Tuesday, November 25, 2008

Ghost of Thanksgivings Past

I was trying to remember my earliest memory of Thanksgiving growing up. Instead, all I could seem to come up with was a hodgepodge of celebrations all kind of slung together with no real ability to distinguish one from the other.

One thing I did realize, sadly, is that I can no longer hear my grandmother’s voice. I can still hear Young Tom to be sure, (if you ever knew Young Tom, you’d know why) but after 30 years, the sound of her voice has left me. Fortunately, my visions of her are as vivid as ever and the smells? Oh good Lord! I can smell homemade stuffing in the oven and sweet potatoes, too, as I type this. I can see the condensation that would build up on the double set of windows along the back of the kitchen when it was alive with all the activity.

And I remember a warmth to the room and that house that I’ve never really felt anywhere else. It wasn’t a feeling felt there often; Young Tom was too difficult a creature to allow that. And I remember absolutely no celebrations at all where I sat down to a Thanksgiving meal with just my parents . Strange, isn’t it?

I laughed last night when the weather report on the news triggered another Thanksgiving memory. Even when my parents weren’t together, and for years after their divorce, the mother retained some loose ties to his family and we would occasionally go there for the holiday. Thanksgiving 1980 was one such time. (And according to our local weathercaster, we saw a record high of 76 degrees on T’giving that year.) We were going to my aunt's. She was never much of a cook, so I was curious as to how this would play out. As one my cousins so eloquently put it, she knew two temperatures in cooking: High and Off.

We weren’t supposed to go there until late in the afternoon. But about mid morning, the phone rang. I heard the mother launch into a conversation about food preparation that finally ended with her asking: “Well, honey, why do you need to know all this? Where’s Aunt B?”

This caught my attention. “The hospital? What’s wrong?” This kept my attention and frightened me. “A snake? What do you mean? A snake?”

A what? While they lived in a semi-rural area, you don't expect snakes, especially not in late November! My aunt had apparently gone out on her back porch where the unseasonably warm temps had encouraged a snake to sun itself. Not expecting to find a snake there, and obviously not seeing it, my aunt stepped on the snake – who promptly bit her on the ankle

It was a non-poisonous snake as it turned out and my aunt was O.K. While she was at the hospital, my mom commandeered the kitchen, taking responsibility for dinner for God knows how many guests off the shoulders of my hapless cousins.

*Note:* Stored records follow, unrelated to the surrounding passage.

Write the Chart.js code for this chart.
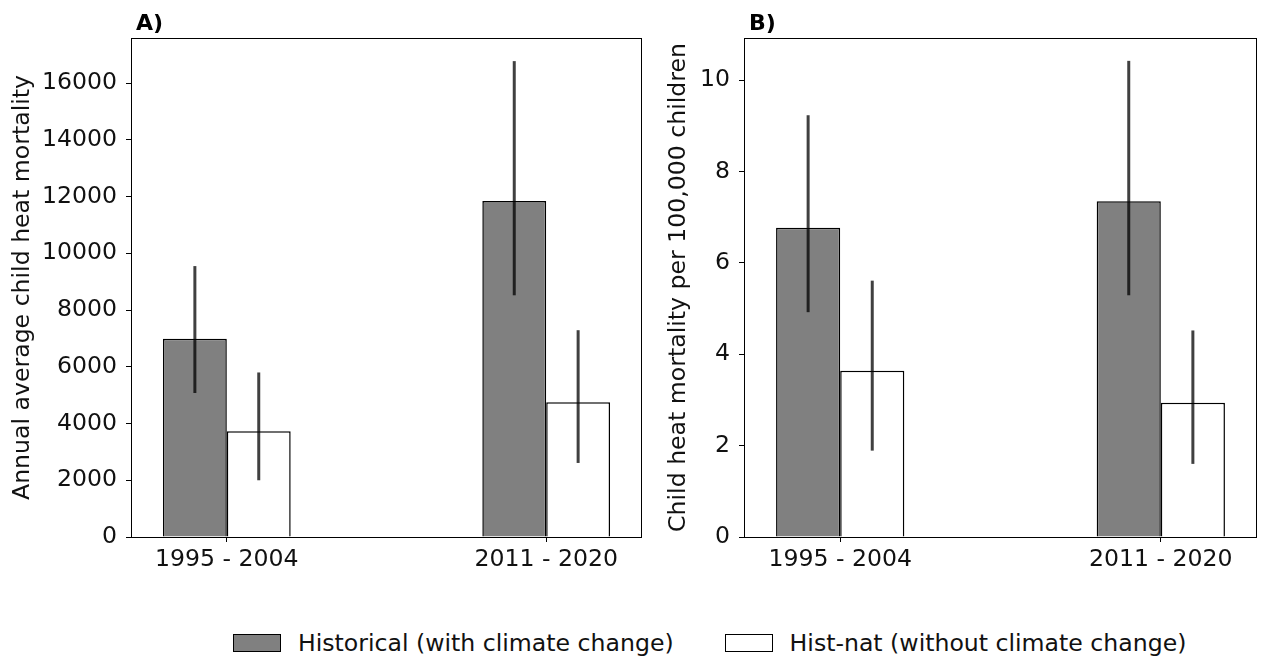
<!DOCTYPE html>
<html>
<head>
<meta charset="utf-8" />
<style>
  html, body { margin: 0; padding: 0; background: #fff; }
  body { width: 1265px; height: 657px; position: relative; overflow: hidden; font-family: 'DejaVu Sans', sans-serif; }
  #ca { position: absolute; left: 0; top: 0; }
  #cb { position: absolute; left: 614px; top: 0; }
  #legend { position: absolute; left: 233px; top: 629px; display: flex; align-items: center; font-size: 23.6px; color: #111; white-space: nowrap; }
  .item { display: flex; align-items: center; margin-right: 51px; }
  .swatch { width: 46px; height: 16px; border: 1px solid #000; margin-right: 17px; }
</style>
</head>
<body>
<canvas id="ca" width="660" height="600"></canvas>
<canvas id="cb" width="651" height="600"></canvas>
<div id="legend"></div>
<script src="https://cdn.jsdelivr.net/npm/chart.js@4.4.3/dist/chart.umd.min.js"></script>
<script>
// categories and series
const periods = ['1995 - 2004', '2011 - 2020'];
const seriesNames = ['Historical (with climate change)', 'Hist-nat (without climate change)'];
const seriesColors = ['#808080', '#ffffff'];

// panel A: annual average child heat mortality
const deathsTicks = [0, 2000, 4000, 6000, 8000, 10000, 12000, 14000, 16000];
const deathsHist = [6990, 11840];
const deathsHistLow = [5075, 8520];
const deathsHistHigh = [9550, 16775];
const deathsNat = [3725, 4750];
const deathsNatLow = [2000, 2610];
const deathsNatHigh = [5800, 7290];

// panel B: per 100,000 children
const rateTicks = [0, 2, 4, 6, 8, 10];
const rateHist = [6.77, 7.35];
const rateHistLow = [4.92, 5.29];
const rateHistHigh = [9.23, 10.42];
const rateNat = [3.64, 2.94];
const rateNatLow = [1.89, 1.60];
const rateNatHigh = [5.61, 4.52];

const FONT = "'DejaVu Sans', sans-serif";
const FSIZE = 23.6;
const xPos = periods.map((_, i) => i);

// error bars from the y scale
const errorBars = {
  id: 'errorBars',
  afterDatasetsDraw(chart) {
    const { ctx } = chart;
    const y = chart.scales.y;
    ctx.save();
    ctx.strokeStyle = 'rgba(0,0,0,0.75)';
    ctx.lineWidth = 3;
    chart.data.datasets.forEach((ds, i) => {
      chart.getDatasetMeta(i).data.forEach((bar, j) => {
        ctx.beginPath();
        ctx.moveTo(bar.x, y.getPixelForValue(ds.errLow[j]));
        ctx.lineTo(bar.x, y.getPixelForValue(ds.errHigh[j]));
        ctx.stroke();
      });
    });
    ctx.restore();
  }
};

// frame + panel letter
const frame = {
  id: 'frame',
  afterDraw(chart, args, opts) {
    const { ctx, chartArea: a } = chart;
    ctx.save();
    ctx.strokeStyle = '#000';
    ctx.lineWidth = 1;
    ctx.strokeRect(a.left + 0.5, a.top + 0.5, a.right - a.left - 1, a.bottom - a.top);
    ctx.fillStyle = '#000';
    ctx.font = 'bold 22px ' + FONT;
    ctx.textBaseline = 'alphabetic';
    ctx.fillText(opts.letter, a.left + 5, a.top - 8);
    ctx.restore();
  }
};

function makeChart(id, letter, yTitle, yTicks, hist, histLow, histHigh, nat, natLow, natHigh, yMax, padLeft, padRight, yWidth) {
  return new Chart(document.getElementById(id), {
    type: 'bar',
    data: {
      datasets: [
        {
          label: seriesNames[0],
          data: xPos.map((x, i) => ({ x, y: hist[i] })),
          errLow: histLow, errHigh: histHigh,
          backgroundColor: seriesColors[0],
          borderColor: '#000', borderWidth: 1.5
        },
        {
          label: seriesNames[1],
          data: xPos.map((x, i) => ({ x, y: nat[i] })),
          errLow: natLow, errHigh: natHigh,
          backgroundColor: seriesColors[1],
          borderColor: '#000', borderWidth: 1.5
        }
      ]
    },
    options: {
      responsive: false,
      animation: false,
      devicePixelRatio: 1,
      categoryPercentage: 0.4,
      barPercentage: 1.0,
      layout: { padding: { top: 38, left: padLeft, right: padRight, bottom: 0 } },
      plugins: {
        legend: { display: false },
        tooltip: { enabled: false },
        frame: { letter }
      },
      scales: {
        x: {
          type: 'linear',
          min: -0.3, max: 1.3,
          offset: false,
          grid: { drawOnChartArea: false, drawTicks: true, tickLength: 5, tickColor: '#000', offset: false },
          border: { display: false },
          afterBuildTicks: (s) => { s.ticks = xPos.map(v => ({ value: v })); },
          afterFit: (s) => { s.height = 63; },
          ticks: {
            color: '#111', padding: 4, maxRotation: 0, autoSkip: false,
            font: { family: FONT, size: FSIZE },
            callback: (v) => periods[v]
          }
        },
        y: {
          min: 0, max: yMax,
          grid: { drawOnChartArea: false, drawTicks: true, tickLength: 5, tickColor: '#000' },
          border: { display: false },
          afterBuildTicks: (s) => { s.ticks = yTicks.map(v => ({ value: v })); },
          afterFit: (s) => { s.width = yWidth; },
          ticks: {
            color: '#111', padding: 9, autoSkip: false,
            font: { family: FONT, size: FSIZE },
            callback: (v) => String(v)
          },
          title: {
            display: true, text: yTitle, color: '#111',
            font: { family: FONT, size: FSIZE },
            padding: { top: 9, bottom: 0 }
          }
        }
      }
    },
    plugins: [errorBars, frame]
  });
}

makeChart('ca', 'A)', 'Annual average child heat mortality', deathsTicks,
  deathsHist, deathsHistLow, deathsHistHigh, deathsNat, deathsNatLow, deathsNatHigh,
  17590, 0, 18, 131);
makeChart('cb', 'B)', 'Child heat mortality per 100,000 children', rateTicks,
  rateHist, rateHistLow, rateHistHigh, rateNat, rateNatLow, rateNatHigh,
  10.92, 42, 8, 88);

// legend
const legend = document.getElementById('legend');
seriesNames.forEach((name, i) => {
  const item = document.createElement('div');
  item.className = 'item';
  const sw = document.createElement('div');
  sw.className = 'swatch';
  sw.style.background = seriesColors[i];
  const txt = document.createElement('span');
  txt.textContent = name;
  item.appendChild(sw);
  item.appendChild(txt);
  legend.appendChild(item);
});
</script>
</body>
</html>
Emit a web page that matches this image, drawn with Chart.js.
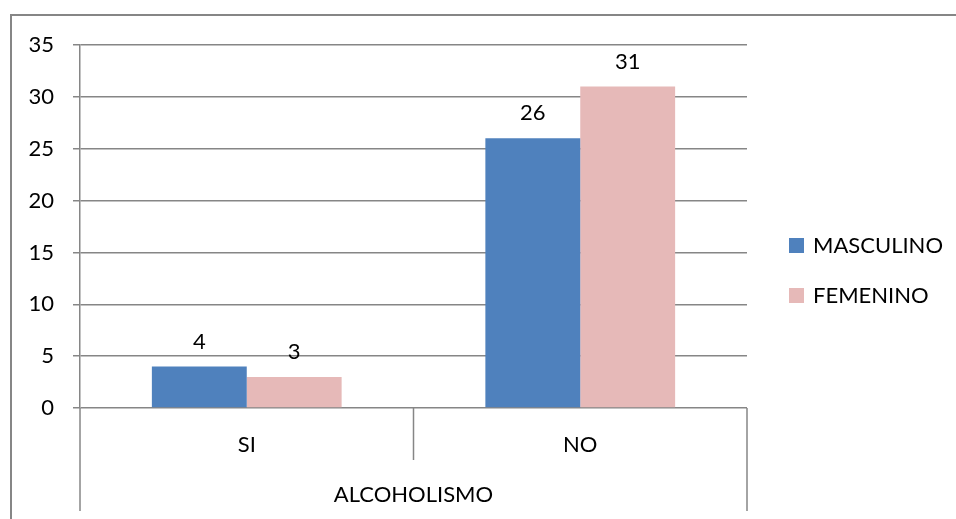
<!DOCTYPE html>
<html>
<head>
<meta charset="utf-8">
<script src="https://cdn.jsdelivr.net/npm/chart.js@4.4.1/dist/chart.umd.min.js"></script>
<style>
  html, body { margin: 0; padding: 0; background: #fff; }
  #wrap { width: 956px; height: 519px; position: relative; }
</style>
</head>
<body>
<div id="wrap"><canvas id="chart"></canvas></div>
<script>
// Consumo de alcohol por sexo
const categories = ['SI', 'NO'];
const groupTitle = 'ALCOHOLISMO';
const masculino = [4, 26];
const femenino = [3, 31];
const yMax = 35;
const yStep = 5;

const FONT = 'Lato, "Open Sans", sans-serif';
const LINE = '#868686';

// Marco exterior del gráfico
const framePlugin = {
    id: 'frame',
    beforeDraw(chart) {
        const ctx = chart.ctx;
        ctx.save();
        ctx.strokeStyle = LINE;
        ctx.lineWidth = 2;
        ctx.beginPath();
        ctx.moveTo(11, chart.height);
        ctx.lineTo(11, 15);
        ctx.lineTo(chart.width, 15);
        ctx.stroke();
        ctx.restore();
    }
};

// Eje de categorías de dos niveles (SI / NO bajo ALCOHOLISMO)
const groupAxisPlugin = {
    id: 'groupAxis',
    afterDraw(chart) {
        const ctx = chart.ctx;
        const x = chart.scales.x;
        const area = chart.chartArea;
        const mid = (x.left + x.right) / 2;
        ctx.save();
        ctx.strokeStyle = LINE;
        ctx.lineWidth = 1.5;
        ctx.beginPath();
        ctx.moveTo(area.left, area.bottom);
        ctx.lineTo(area.left, area.bottom + 103);
        ctx.moveTo(area.right, area.bottom);
        ctx.lineTo(area.right, area.bottom + 103);
        ctx.moveTo(mid, area.bottom);
        ctx.lineTo(mid, area.bottom + 52);
        ctx.stroke();
        ctx.fillStyle = '#000';
        ctx.font = '22px ' + FONT;
        ctx.textAlign = 'center';
        ctx.textBaseline = 'middle';
        ctx.fillText(groupTitle, mid, area.bottom + 87);
        ctx.restore();
    }
};

// Etiquetas de valor sobre cada barra
const valueLabelPlugin = {
    id: 'valueLabels',
    afterDatasetsDraw(chart) {
        const ctx = chart.ctx;
        ctx.save();
        ctx.fillStyle = '#000';
        ctx.font = '22px ' + FONT;
        ctx.textAlign = 'center';
        ctx.textBaseline = 'middle';
        chart.data.datasets.forEach((ds, i) => {
            chart.getDatasetMeta(i).data.forEach((bar, j) => {
                ctx.fillText(String(ds.data[j]), bar.x, bar.y - 25);
            });
        });
        ctx.restore();
    }
};

// Leyenda a la derecha
const legendPlugin = {
    id: 'sideLegend',
    afterDraw(chart) {
        const ctx = chart.ctx;
        const area = chart.chartArea;
        ctx.save();
        ctx.font = '22px ' + FONT;
        ctx.textBaseline = 'middle';
        ctx.textAlign = 'left';
        chart.data.datasets.forEach((ds, i) => {
            const y = 238 + i * 50;
            ctx.fillStyle = ds.backgroundColor;
            ctx.fillRect(area.right + 42, y, 15, 15);
            ctx.fillStyle = '#000';
            ctx.fillText(ds.label, area.right + 66, y + 8);
        });
        ctx.restore();
    }
};

new Chart(document.getElementById('chart'), {
    type: 'bar',
    data: {
        labels: categories,
        datasets: [
            { label: 'MASCULINO', data: masculino, backgroundColor: '#4f81bd' },
            { label: 'FEMENINO', data: femenino, backgroundColor: '#e6b9b8' }
        ]
    },
    options: {
        responsive: true,
        maintainAspectRatio: false,
        animation: false,
        devicePixelRatio: 1,
        layout: { padding: { top: 45, right: 209, left: 0, bottom: 0 } },
        datasets: { bar: { categoryPercentage: 0.569, barPercentage: 1 } },
        plugins: { legend: { display: false }, tooltip: { enabled: false } },
        scales: {
            x: {
                offset: true,
                grid: { display: false, drawTicks: false },
                border: { display: false },
                ticks: { color: '#000', font: { family: FONT, size: 22 }, padding: 24 },
                afterFit(scale) { scale.height = 111; }
            },
            y: {
                min: 0,
                max: yMax,
                ticks: { stepSize: yStep, color: '#000', font: { family: FONT, size: 22 }, padding: 19 },
                grid: { color: LINE, lineWidth: 1.5, tickLength: 7 },
                border: { display: true, color: LINE, width: 1.5 },
                afterFit(scale) { scale.width = 80; }
            }
        }
    },
    plugins: [framePlugin, groupAxisPlugin, valueLabelPlugin, legendPlugin]
});
</script>
</body>
</html>
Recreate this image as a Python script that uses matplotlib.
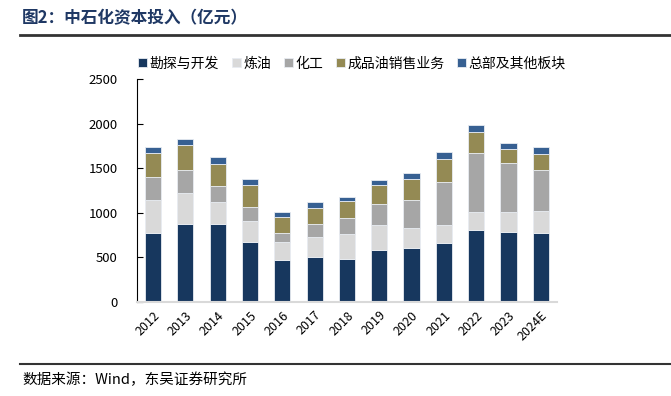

My uncle, long known for his dry sense of humor, had the line of the day which would become legendary amongst the family. Some hours after dinner and with everyone in something of a turkified coma state, he told my recuperating aunt:

“Damn, B. You’ll do anything to get out of cooking a meal.”


Mama Martha said...

I can still remember all the sights & smells of Thanksgiving at my Granny's house. I hear her calling me to come run some errand for her. I've kept several letters and things that she wrote, her handwriting was atrocious!, these bring back the memories whenever they start to fade. Thanks for sharing and have a blessed and safe turkey day.

Ty'sMommy said...

Oh yes, the memories of the holidays. I miss that so much! Great...now I wanna go home... :)

SmilingJudy said...


sewwhat? said...

Since I don't have memories of Grandmas, (mine were gone by the time I was 4), I only remember Mama (note to oldies but goodies, wasn't that the name of one of the first family sitcoms on TV?) You young things weren't born then. But the smells that came from mother's kitchen will remain for life. They say smells bring back the deepest of memories.

Ann said...

I have no idea what my earliest holiday memories are...wow. But, I DO love/always loved the smell/act of baking Christmas Cookies (well, and eating the dough - OH the dough)...

NV said...

MamaM-- Amazing how that stuff never completely goes away, isn't it? You have a great one, too!

Ty'smom -- Sorry. But just think, you're creating a whole tradition and a new set of memories just for Ty. :-)

Judy -- Yeah. A snake!!

sewwhat -- And it was a movie, too (with Irene Dunn). And my mama cries every time it's on. :(

Ann -- Yup. My gramma would use the leftover edges of the pie crusts and make little cinnamon twists for me.

Kay said...

The story is the best part. I love family traditional stories like that. Happy Turkey Day!

Vicki said...

Your uncle should have been paid heavily for that comment. Great comments like that, that just lighten situations, deserve high payment.